Ich wusste am Ende des Abends nur, dass ich meine Pläne für die kommenden Wochen irgendwie umschmeißen musste. Als Linda unser bestelltes Essen abholte, rief ich Amelie an und erklärte ihr die Sachlage. „Ich kann also nur an den Wochenende mit auf Tour kommen", sagte ich abschließend. Amelie seufzte. „Ich versteh dich und natürlich bleibst du Zuhause. Ich hab das vorher auch alleine geschafft. Und du kannst mir trotzdem auch so zuarbeiten, egal wo du bist", erwiderte sie und mir fiel ein Stein vom Herzen, dass sie so cool war. Aber sie wusste, dass Linda und ich einfach besonders waren. Ob Wincent das ähnlich cool sah wie Amelie wusste ich nicht; in seiner momentanen Situation könnte das Gespräch so oder so enden. Da musste ich echt viel Fingerspitzengefühl beweisen. Und das ganze eröffnete ich ihm direkt noch am gleichen Abend. Mit allen Abwimmelungsversuchen von Linda und dass sie das nicht bräuchte und ich fahren sollte. „Aber ganz ehrlich? Ihre Mum ist unter der Woche kaum Zuhause, sie hat überhaupt keine Zeit sich mal zu sortieren, was sie eigentlich will", beendete ich meine Rede und wartete auf eine Reaktion von Wincent. Gespielt seufzend sah er zu mir auf und zog mich zu sich auf die Couch. „Mir war so klar, dass du das sagen wirst", sagte er und konnte erst nicht richtig einschätzen, wie er das meinte. „Aber ich versteh das, ich würds an deiner Stelle wohl nicht anders machen". Ich fiel ihm um den Hals und drückte ihm einen langen Kuss auf die Lippen. „Du bist der Beste, weißt du das?", sagte ich und er nickte nur.

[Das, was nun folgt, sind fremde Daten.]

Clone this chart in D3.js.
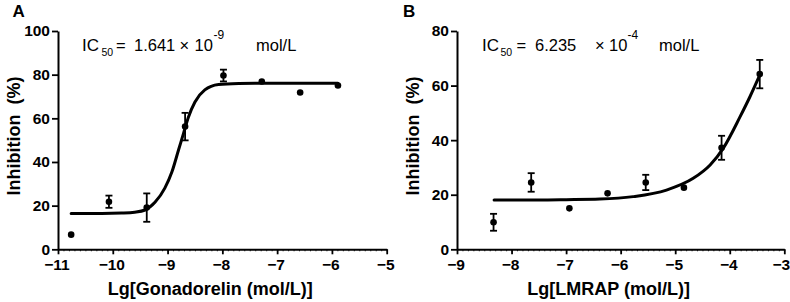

„Und es ist ja dann auch immer nur eine Woche und dann am Freitag komm ich dazu", sagte ich nochmal, „und es sind ja eh nur drei Wochen insgesamt". Er drehte sich auf die Seite, sodass wir direkt gegenüber voneinander lagen. „Drei Wochen, die uns bei unserem Vorhaben fehlen", flüsterte er und dann musste ich seufzen. Es war einfach immer irgendwas, was uns so in Beschlag nahm und Zeit raubte. Ich fühlte mich schlecht. Er hob mein Kinn, bis ich in ansah. „Wir müssen wohl schnell ganz viel vorarbeiten", grinste er. „Du weißt, dass das so nicht funktioniert, oder?", lachte ich und zog ihn zu mir. „Wer nicht wagt, der nicht gewinnt", zuckte er mit den Schulter und kam mir näher. „Und wer nicht vögelt, kriegt kein Kind", nuschelte er an meine Lippen, bevor er mich küsste. Ich musste etwas schmunzeln und je länger er mich küsste, desto mehr entspannte ich mich. Ich war froh, dass er das auch so locker nahm wie ich. Dass er entspannter geworden war seit dem letzten Jahr. Und irgendwo auch erwachsener. Nicht, dass er das vorher nicht gewesen ist, aber diese ganze Kindersache damals war schon auch mit viel kindlichem Bockverhalten gepaart. Zum Glück war das mittlerweile vorbei und wir uns sicher und vor allem einig. „Hey, hier spielt die Musik", riss mich Wincents Stimme aus meinen Gedanken. Leicht ertappt sah ich ihn an. „Wo bist du mit deinem Kopf?", fragte er mich. „Bei dir, sorry. Ich musste nur kurz daran denken, wie viel Glück ich mit dir hab", sagte ich leise und strich über seine Wange. Sanft lächelte er mich an. „Ich liebe dich, Emma", flüsterte er, bevor er mich wieder küsste. Und dieses Mal war ich wieder bei der Sache und konnte mich voll und ganz auf uns einlassen.